Jenny, your remark prompts all kinds of thoughts about seniority that perhaps need a separate post to discuss. But suffice it to say that being senior does not necessarily make life any easier in this or any other (social) context. Yes, I was lucky I had a friend present on this occasion, but frequently I go to conferences – as an invited speaker, for instance – where I am from a different community and know no one. The students always look much happier then than I feel, as it is easier for them to strike up new acquaintances at a meeting, than it is for me. After all, I may seem both intimidating and/or patronising if I try to join in. Or, to give another example, I can recall a dreadful conference dinner where I was stuck on ‘high table’ with a seating plan which meant I had no choice where I sat. The two people on either side of me (it was a one-sided table) knew each other really well and talked across me as if I was invisible the entire meal. Most unpleasant. So, it is a myth to think seniority always confers a social benefit. Perhaps what is relevant is whether one is within a community one has mixed with much before or not.
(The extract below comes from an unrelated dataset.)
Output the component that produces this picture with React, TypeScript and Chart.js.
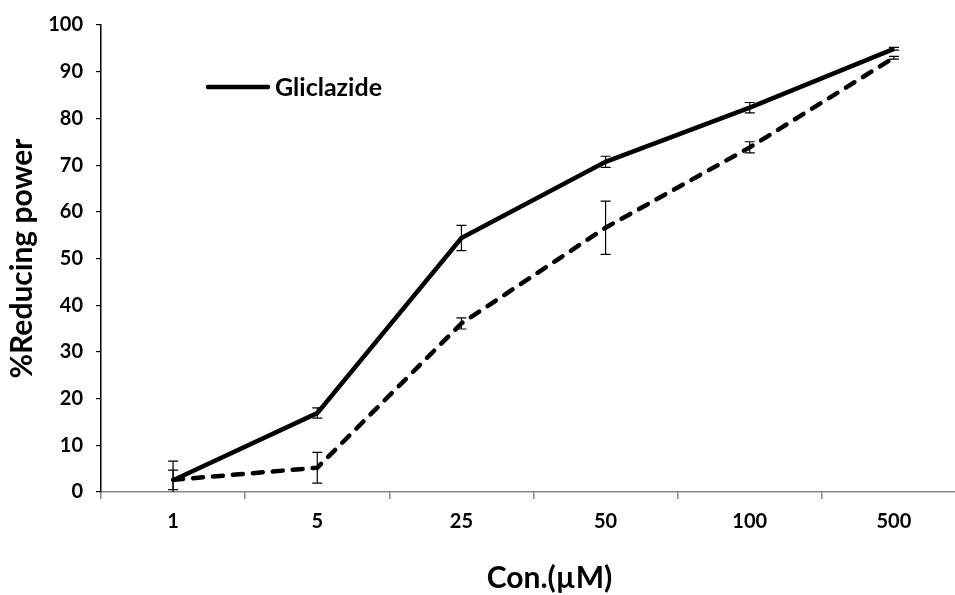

Another thing about being perceived as fairly senior is that you are expected to behave with a degree of detachment. For students to storm out of a room, say, is fine – but if senior people do this it makes headlines. I have had many sticky moments and presumably have behaved badly on occasion but when I have sufficient presence of mind I remember several things told me by my late boss and mentor, John Maddox. “In this job, you will make enemies,” he told me on my first day at Your Favourite Weekly Etcetera. Maddox’s response to tirades of criticism was to weather the storm (“Henry, you are Easily Bruised” he observed after one encounter I’d had with some critic or another). He’d smile, nod sympathetically, murmur inconsequentialities as if in assent – and then go away and do exactly what he was going to do anyway. It helped that he had a poker face – completely inscrutable.
Possession of a poker face is undoubtedly one of those life-skills it’s good to learn early on; one I failed to do. But you are absolutely right, throwing tantrums is forgiveable in the junior ranks much more than in the senior. To be accused of throwing toys out of the pram (a phrase I have heard used about several eminent professors) is not likely to lead to a successful outcome. But that is much more likely to be used in the context of committee meetings than in the bar.
As a PhD student, postdoc and now early career PI I have been on the receiving end of comments like those already mentioned and witness to them on the conference ‘scene’.
These kinds of interactions are one of the ugliest parts of the job we do as academics and can be so damaging if the ‘victim’ doesn’t have the opportunity to talk through the event with someone supportive.
A mentor could be a good go-to person, but really it’s useful to talk the event through with a number of colleagues and friends to gain some perspective and to get it out of your system!
On a more practical side I find that the best way to ‘recover’ from this kind of ‘abuse’ is to go for a run/walk to clear my head. Perhaps in future, conference schedules should include both a social ‘drinking’ time and a time to unwind, relax and reflect!